When I first read his poetry his name was LeRoi Jones (his birth name). I came to him through reading early literary heroes, Jack Kerouac and Allen Ginsberg, birthers of a literary and cultural movement that welcomed Mr. Baraka into their wide fold. He in turn published some of their work, later penning controversial plays and helping lead the Black Nationalist movement.
His passing reminds me of a few things as someone who creates and also deals with politicians for a living as a representative of a company that the federal government, in order that Tennessee Shakespeare Company may enjoy tax-exempt status, charges with remaining, as it were, un-political.
If you read some of the obituaries that have been written of Mr. Baraka, you see quickly his personal extremism in the face of what he felt was an immediate and social need for America to change itself. Agree or not with that need for change, you may find power in a couple of things he is quoted as saying:
"There is no depth of education without art."
"Art is whatever makes you proud to be human."
For Mr. Baraka, the person you and I are, and the person he was, are largely defined by our artistic expression. To excise part of what makes us human, in an effort to further understand our humanity and gain compassion for others, is counter to a genuine act of creativity. My favorite, though parsed, comment of his:
"The attempt to divide art and politics is a bourgeois which says good poetry, art, cannot be political, but since everything is...political, even an artist or work that claims not to have any politics is making a political statement by that act."
So, I am reminded to be more conscious of the political impulses in me affecting my creative work in the wake of the death of Mr. Baraka. The word "political" is far less about choosing political parties, a simplified labeling which continues to strike me as fake armor for fighting rather than thoughtfulness for seeking agreement, than it is about our activism for what each of us believes needs to become more important for our general well-being.

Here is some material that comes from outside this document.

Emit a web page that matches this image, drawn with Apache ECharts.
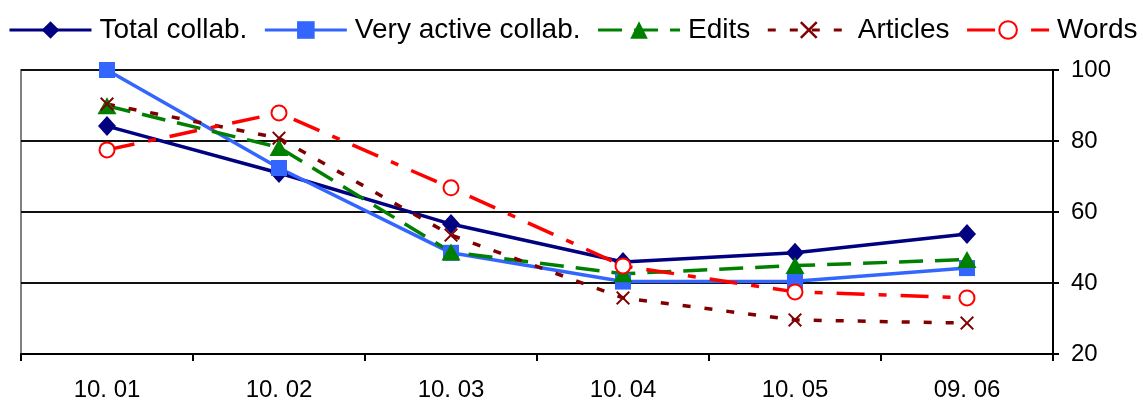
<!DOCTYPE html>
<html>
<head>
<meta charset="utf-8">
<script src="https://cdn.jsdelivr.net/npm/echarts@6/dist/echarts.min.js"></script>
<style>
html,body{margin:0;padding:0;background:#fff;}
#chart{width:1143px;height:403px;}
</style>
</head>
<body>
<div id="chart"></div>
<script>
const categories = ['10. 01', '10. 02', '10. 03', '10. 04', '10. 05', '09. 06'];
const totalCollab = [84.2, 71.0, 56.6, 45.9, 48.5, 53.8];
const veryActiveCollab = [100.0, 72.4, 48.5, 40.4, 40.5, 44.2];
const edits = [89.9, 78.2, 48.7, 42.6, 44.9, 46.6];
const articles = [90.4, 80.8, 53.5, 35.8, 29.6, 28.7];
const words = [77.5, 87.9, 66.8, 44.8, 37.5, 35.8];
const yTicks = { min: 20, max: 100, interval: 20 };

const FONT = 'Liberation Sans, Arial, sans-serif';
const xPath = 'path://M0,1L1,0L5,4L9,0L10,1L6,5L10,9L9,10L5,6L1,10L0,9L4,5Z';

const chart = echarts.init(document.getElementById('chart'));
chart.setOption({
  animation: false,
  backgroundColor: '#fff',
  legend: {
    left: 3,
    top: 11,
    width: 1138,
    padding: [5, 0, 5, 5],
    itemWidth: 82,
    itemHeight: 22,
    itemGap: 16,
    lineStyle: { width: 3 },
    textStyle: { fontFamily: FONT, fontSize: 28, color: '#000', padding: [0, 0, 0, 3] },
    data: ['Total collab.', 'Very active collab.', 'Edits', 'Articles', 'Words']
  },
  grid: {
    left: 21, right: 90, top: 70, bottom: 49,
    show: true, borderColor: '#808080', borderWidth: 2, backgroundColor: 'transparent',
    containLabel: false
  },
  xAxis: {
    type: 'category',
    data: categories,
    boundaryGap: true,
    axisLine: { lineStyle: { color: '#000', width: 2 } },
    axisTick: { show: true, length: 7, lineStyle: { color: '#000', width: 2 } },
    axisLabel: { fontFamily: FONT, fontSize: 24, color: '#000', margin: 24 },
    splitLine: { show: false }
  },
  yAxis: {
    type: 'value',
    position: 'right',
    min: yTicks.min, max: yTicks.max, interval: yTicks.interval,
    axisLine: { show: true, lineStyle: { color: '#000', width: 2 } },
    axisTick: { show: true, length: 6, lineStyle: { color: '#000', width: 2 } },
    axisLabel: { fontFamily: FONT, fontSize: 24, color: '#000', margin: 18 },
    splitLine: { show: true, lineStyle: { color: '#111', width: 2 } }
  },
  series: [
    {
      name: 'Total collab.', type: 'line', data: totalCollab, clip: false,
      symbol: 'diamond', symbolSize: [18, 20],
      lineStyle: { color: '#000080', width: 3.5, type: 'solid' },
      itemStyle: { color: '#000080', borderWidth: 0 }
    },
    {
      name: 'Very active collab.', type: 'line', data: veryActiveCollab, clip: false,
      symbol: 'rect', symbolSize: 16,
      lineStyle: { color: '#3366FF', width: 3.5, type: 'solid' },
      itemStyle: { color: '#3366FF', borderWidth: 0 }
    },
    {
      name: 'Edits', type: 'line', data: edits, clip: false,
      symbol: 'triangle', symbolSize: [19, 17],
      lineStyle: { color: '#008000', width: 3.5, type: [24, 12] },
      itemStyle: { color: '#008000', borderWidth: 0 }
    },
    {
      name: 'Articles', type: 'line', data: articles, clip: false,
      symbol: xPath, symbolSize: 14,
      lineStyle: { color: '#800000', width: 3.5, type: [8, 14] },
      itemStyle: { color: '#800000', borderWidth: 0 }
    },
    {
      name: 'Words', type: 'line', data: words, clip: false,
      symbol: 'emptyCircle', symbolSize: 15,
      lineStyle: { color: '#FF0000', width: 3.5, type: [28, 14, 8, 14] },
      itemStyle: { color: '#FF0000', borderColor: '#FF0000', borderWidth: 2 }
    }
  ]
});
</script>
</body>
</html>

And, in my field, unless one is producing or directing the plays of William Shakespeare exclusively for entertainment purposes, it is quite impossible to do so without feeling Shakespeare's own political and social impulses of his day. To deny them is to deny a crucial foundation of his work, I have found. Then to make his stories immediate and personal today, the modern interpreter must consider his or her own political impulses.
Whether conscious of it at the time or not, I reflect now on ten very full years of directing Shakespeare's plays and, inspired to peer at them through Mr. Baraka's lens, I see on those stages a striking absence of blood, an abundance of women in mens' roles, violence not as a titillating end to a story but a tragic throughway to grace, and the absolute necessity of the inclusion of and informed reliance upon people of all cultural backgrounds, ages, sexual identities and persuasions, and spiritual beliefs.
And I needn't look back too far as a classical theatre producer and educator to discover our response as a creative organization when, as TSC stood up publicly last summer to challenge our municipal government's proposed elimination of all of our education funding, I recall the promises of political retribution if we did not mute our position. The TSC Board, staff, and supporters felt our rights to free speech and general assembly were being threatened. And then, after speaking and assembling, TSC was indeed punished with a 2014 eviction from our City-owned office. But that story is not yet done. The community will speak again.
I felt quietly supported during that period by imagining Shakespeare floating his playhouse timbers over the Thames to re-build his outlawed theatre on Bankside, or by imagining what personal events might have prompted him in King John (3.1) to write his surprising dialogue involving the Pope's legate, Pandulph.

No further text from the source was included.